Dans le cas présent, la proposition de résolution vise à créer une commission d'enquête « chargée d'établir les raisons de la perte de souveraineté et d'indépendance énergétique de la France sous la présidence de François Hollande puis d'Emmanuel Macron ». L'exposé des motifs souligne la hausse substantielle des importations d'électricité ces dernières années et met en avant les alertes du gestionnaire du réseau de transport d'électricité (RTE) sur l'approvisionnement en électricité de la France en 2022 et 2023 ainsi que la crainte de coupures de courant durant le prochain hiver. Il rapproche cette perte de maîtrise de notre approvisionnement électrique de l'affaiblissement des capacités de production nucléaire national, du fait notamment des retards du chantier de construction du réacteur pressurisé européen (EPR) de Flamanville et de l'arrêt de trente-deux réacteurs nucléaires sur les cinquante-six que compte notre pays – il convient de préciser que le nombre de réacteurs nucléaires à l'arrêt est désormais de vingt-six. L'exposé des motifs interroge les politiques publiques menées depuis 2012, qui ont acté la fermeture de la centrale nucléaire de Fessenheim, mis un terme au projet de réacteur rapide refroidi au sodium à visée industrielle (Astrid), et favorisé les investissements dans les énergies renouvelables. Il leur oppose celles menées à la sortie de la seconde guerre mondiale et après le premier choc pétrolier, qui se sont attachées à construire l'indépendance électrique française en développant une importante industrie nucléaire civile.
Les auteurs de la proposition de résolution questionnent plus spécifiquement les décisions des chefs de l'État en fonction depuis 2012. Je rappelle que, constitutionnellement, une commission d'enquête parlementaire ne peut mettre en cause la responsabilité réelle ou hypothétique des présidents de la République dans l'exercice de leurs fonctions. En revanche, elle est dans son rôle lorsqu'il s'agit d'évaluer les politiques mises en œuvre par leurs gouvernements.
Il découle donc de l'exposé des motifs que l'objectif premier de la commission d'enquête est de comprendre les raisons de la perte par la France de son indépendance énergétique et de la perte de la souveraineté qui en découle, ainsi que d'en déterminer les causes politiques et les éventuelles responsabilités, en particulier pour ce qui concerne la définition des politiques énergétiques nationales et les choix stratégiques. Les objectifs que la commission d'enquête entend viser apparaissent décrits avec une précision suffisante.
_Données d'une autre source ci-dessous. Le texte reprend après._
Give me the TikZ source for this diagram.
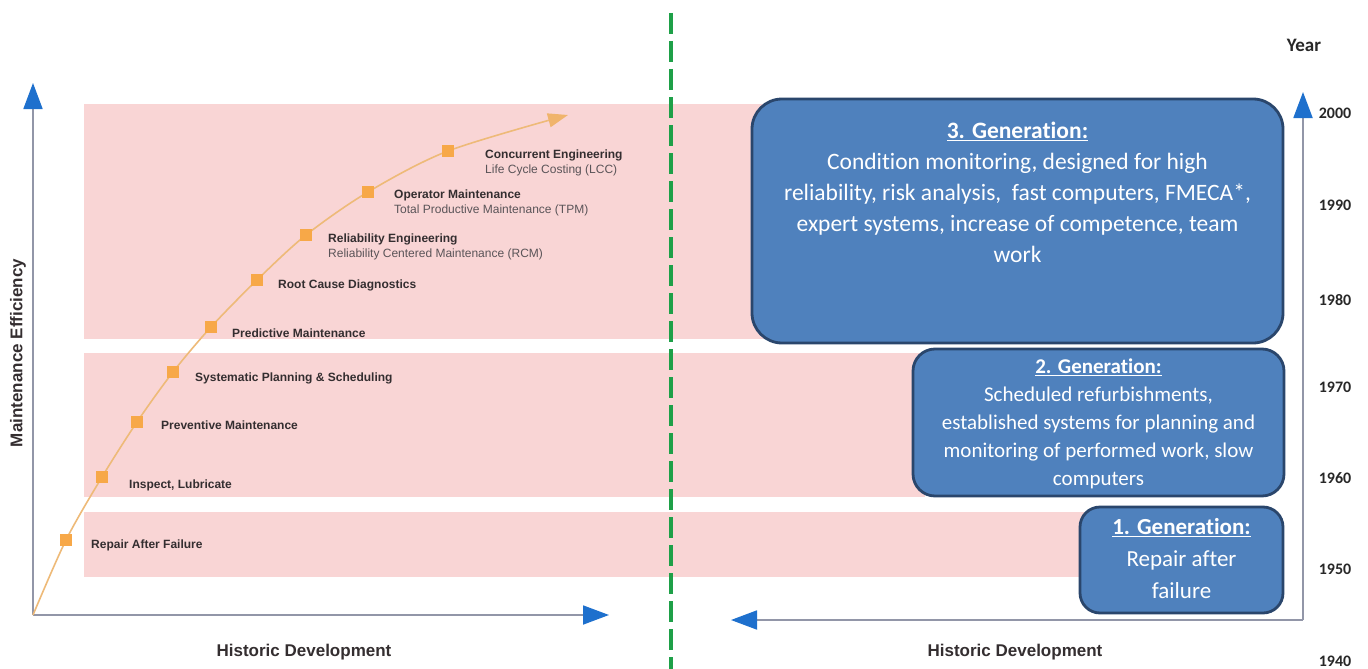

J'exprimerai cependant quelques réserves sur son périmètre.
En premier lieu, si l'intitulé de la proposition de résolution évoque l'indépendance énergétique de la France au sens large, l'exposé des motifs ne traite que de la production et de l'approvisionnement électrique de notre pays. Il serait cohérent que la commission d'enquête ne s'attache qu'à cette question, qui est déjà vaste.
En second lieu, une recherche méthodique, impartiale et complète des causes de la crise actuelle ne saurait s'arrêter aux deux derniers quinquennats. Par exemple, le réacteur nucléaire le plus récent date de 2002. Lorsque la loi du 13 juillet 2005 de programme fixant les orientations de la politique énergétique a défini le cadre législatif pour le projet EPR, le défi du renouvellement des centrales à l'horizon 2020 était déjà connu. Pourtant, un seul nouveau chantier a été lancé, en avril 2007, et les difficultés auxquelles il s'est trouvé confronté ont commencé avant 2012. Les productions électriques issues des énergies renouvelables n'ont elles-mêmes que très peu progressé dans les années 2000, en dépit d'interrogations déjà présentes sur notre avenir énergétique. Il paraît donc pertinent d'examiner aussi les choix opérés durant les précédents quinquennats en matière d'investissement dans les capacités de production nationale. Au demeurant, les politiques énergétiques étant élaborées et mises en œuvre sur la longue durée, elles impliquent par nature et par construction différents responsables, organismes et acteurs publics et privés. La commission d'enquête ayant pour objet de clarifier les causes politiques, stratégiques, opérationnelles, conjoncturelles, collectives et éventuellement individuelles de la situation actuelle, il paraît hautement discutable que la proposition de résolution en désigne d'ores et déjà les responsables, qui plus est avec un ton péremptoire et comminatoire, au risque de laisser penser que ses auteurs n'ont pas l'intention de mener les travaux approfondis et sans parti pris que de tels enjeux imposent.
Enfin, je ne peux que déplorer la violence des attaques personnelles que contient l'exposé des motifs, attaques qui ne reposent que sur l'opinion des auteurs et paraissent d'autant plus illégitimes et déplacées que la personne concernée ne peut y répondre.
En conclusion, la création de la commission d'enquête demandée par le groupe Les Républicains m'apparaît recevable d'un point de vue juridique. Toutefois, si je ne peux amender le texte de la proposition de résolution pour en expliciter la portée, j'insiste sur le fait que le bureau de la future commission devra bien préciser le périmètre de ses travaux au regard des exigences de légalité et d'efficacité d'une commission d'enquête.